En 1936, les politiciens de droite et certains journaux dénoncent les « gréviculteurs ». En 1968, De Gaulle vilipende la « chienlit ». Plus récemment, lors des grèves de 1995 contre le plan Juppé de démantèlement de la Sécurité sociale, dans le Figaro, Franz-Olivier Giesbert dénonçait le 1er décembre « les corporatismes et les archaïsmes qui ankylosent le pays » et le 11 décembre, Daniel Cohn-Bendit opposait le « mouvement de modernisation de 1968 » au mouvement conservateur de 1995, résumé par le slogan « touchez pas à nos acquis ». Après trois semaines de grève des cheminots, des sociologues reconnus et « de gauche » (Alain Touraine, Michel Wieviorka, Pascal Perrineau…) refusaient d’appeler « mouvement social » un conflit qu’ils estimaient apolitique, populiste, égoïste voire poujadiste et soutiennent en fait Juppé et la direction de la CFDT qui a trahi le mouvement. À chaque mouvement de lutte sur les retraites, et dernièrement en décembre 2019 dans les transports, le thème de la dénonciation des prétendus « privilégiés » refleurit.
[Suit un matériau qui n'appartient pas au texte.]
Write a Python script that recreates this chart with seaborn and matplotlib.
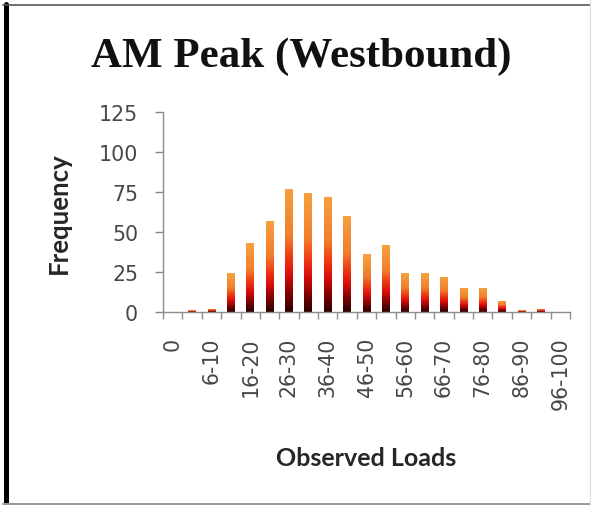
import numpy as np
import pandas as pd
import seaborn as sns
import matplotlib.pyplot as plt
from matplotlib.colors import LinearSegmentedColormap
from matplotlib.lines import Line2D

# Load bins and observed frequencies
categories = ["0", "1-5", "6-10", "11-15", "16-20", "21-25", "26-30", "31-35",
              "36-40", "41-45", "46-50", "51-55", "56-60", "61-65", "66-70",
              "71-75", "76-80", "81-85", "86-90", "91-95", "96-100"]
frequency = [0, 1, 2, 24, 43, 57, 77, 74, 72, 60, 36, 42, 24, 24, 22,
             15, 15, 7, 1, 2, 0]

df = pd.DataFrame({"load": categories, "freq": frequency})

sns.set_style("white")
plt.rcParams["font.family"] = ["DejaVu Sans"]

# dark maroon -> red -> orange, per bar
GRAD = LinearSegmentedColormap.from_list(
    "fire",
    [(0.0, "#2a0000"), (0.12, "#6e0000"), (0.30, "#dc0c0c"),
     (0.45, "#f03c14"), (0.62, "#f27f2c"), (1.0, "#f6a03f")],
)

fig = plt.figure(figsize=(5.91, 5.06), dpi=100)
ax = fig.add_axes([163 / 591, 1 - 312.7 / 506, 407 / 591, 200 / 506])

sns.barplot(data=df, x="load", y="freq", order=categories, color="#f27f2c",
            width=0.4, ax=ax)

# replace flat fill with a vertical gradient clipped to each bar
grad = np.linspace(0, 1, 256).reshape(-1, 1)
for p in ax.patches:
    x, y = p.get_x(), p.get_y()
    w, h = p.get_width(), p.get_height()
    if h <= 0:
        continue
    im = ax.imshow(grad, extent=[x, x + w, y, y + h], origin="lower",
                   aspect="auto", cmap=GRAD, zorder=p.get_zorder())
    im.set_clip_path(p)
    p.set_facecolor("none")
    p.set_edgecolor("none")

ax.set_xlim(-0.5, len(categories) - 0.5)
ax.set_ylim(0, 125)
ax.set_yticks([0, 25, 50, 75, 100, 125])

# labels on every other bin, tick marks at bin edges
ax.set_xticks(range(0, len(categories), 2))
ax.set_xticklabels(categories[::2], rotation=90)
ax.set_xticks(np.arange(-0.5, len(categories), 1), minor=True)

ax.tick_params(axis="x", which="major", length=0, pad=18,
               labelsize=14.8, labelcolor="#474747", bottom=True)
ax.tick_params(axis="x", which="minor", length=5, width=1, color="#8c8c8c",
               direction="out", bottom=True)
ax.tick_params(axis="y", length=6, width=1, color="#8c8c8c", direction="out",
               pad=12, labelsize=14.8, labelcolor="#474747", left=True)

sns.despine(ax=ax)
for s in ["left", "bottom"]:
    ax.spines[s].set_color("#8c8c8c")
    ax.spines[s].set_linewidth(1)

ax.set_xlabel("Observed Loads", fontsize=18, fontweight="bold",
              family="Lato", color="#262626", va="center")
ax.set_ylabel("Frequency", fontsize=18.5, fontweight="bold",
              family="Lato", color="#262626", va="center")
ax.xaxis.set_label_coords(0.5, (312.7 - 459) / 200)
ax.yaxis.set_label_coords((59 - 163) / 407, 0.5)

fig.text(301 / 591, 1 - 67 / 506, "AM Peak (Westbound)",
         family="Liberation Serif", fontweight="bold", fontsize=31,
         ha="center", va="baseline", color="#111111")

# picture frame
fig.add_artist(Line2D([5.5 / 591, 5.5 / 591], [0, 1 - 5 / 506],
                      transform=fig.transFigure, color="black", lw=3.6))
fig.add_artist(Line2D([3 / 591, 1], [1 - 6 / 506, 1 - 6 / 506],
                      transform=fig.transFigure, color="#555555", lw=1.2))
fig.add_artist(Line2D([3 / 591, 1], [1.2 / 506, 1.2 / 506],
                      transform=fig.transFigure, color="#999999", lw=1.4))
fig.add_artist(Line2D([589.5 / 591, 589.5 / 591], [0, 1],
                      transform=fig.transFigure, color="#dddddd", lw=1))

fig.savefig("out.png", dpi=100)
plt.close(fig)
Et cela s’est à nouveau manifesté avec les Gilets jaunes sur lesquels les pires calomnies ont été déversées par des journalistes et des intellectuels divers. « Cette collusion jaune-rouge-brun menace la démocratie » clamait Romain Goupil dans Le Monde, en se drapant dans son passé devenu comme Cohn-Bendit un supporter de Macron. Tous, bien sûr, se refusaient à condamner la répression policière.

Pour ces gens-là, la Commune est bien morte… mais ce n’est pas le cas pour le préfet de police Lallement, l’homme du cassage sans aucun scrupule des manifestations, qui n’hésite pas à évoquer devant des journalistes le général de Gallifet, un des pires massacreurs de communards. Quant à Emmanuel Macron, il a affirmé en mai 2018 : « Versailles, c’est là où la République s’était retranchée quand elle était menacée2. ». Les plus conscients des sbires du capital ont la mémoire de leur histoire. Il nous appartient de ne pas laisser notre histoire dans l’oubli.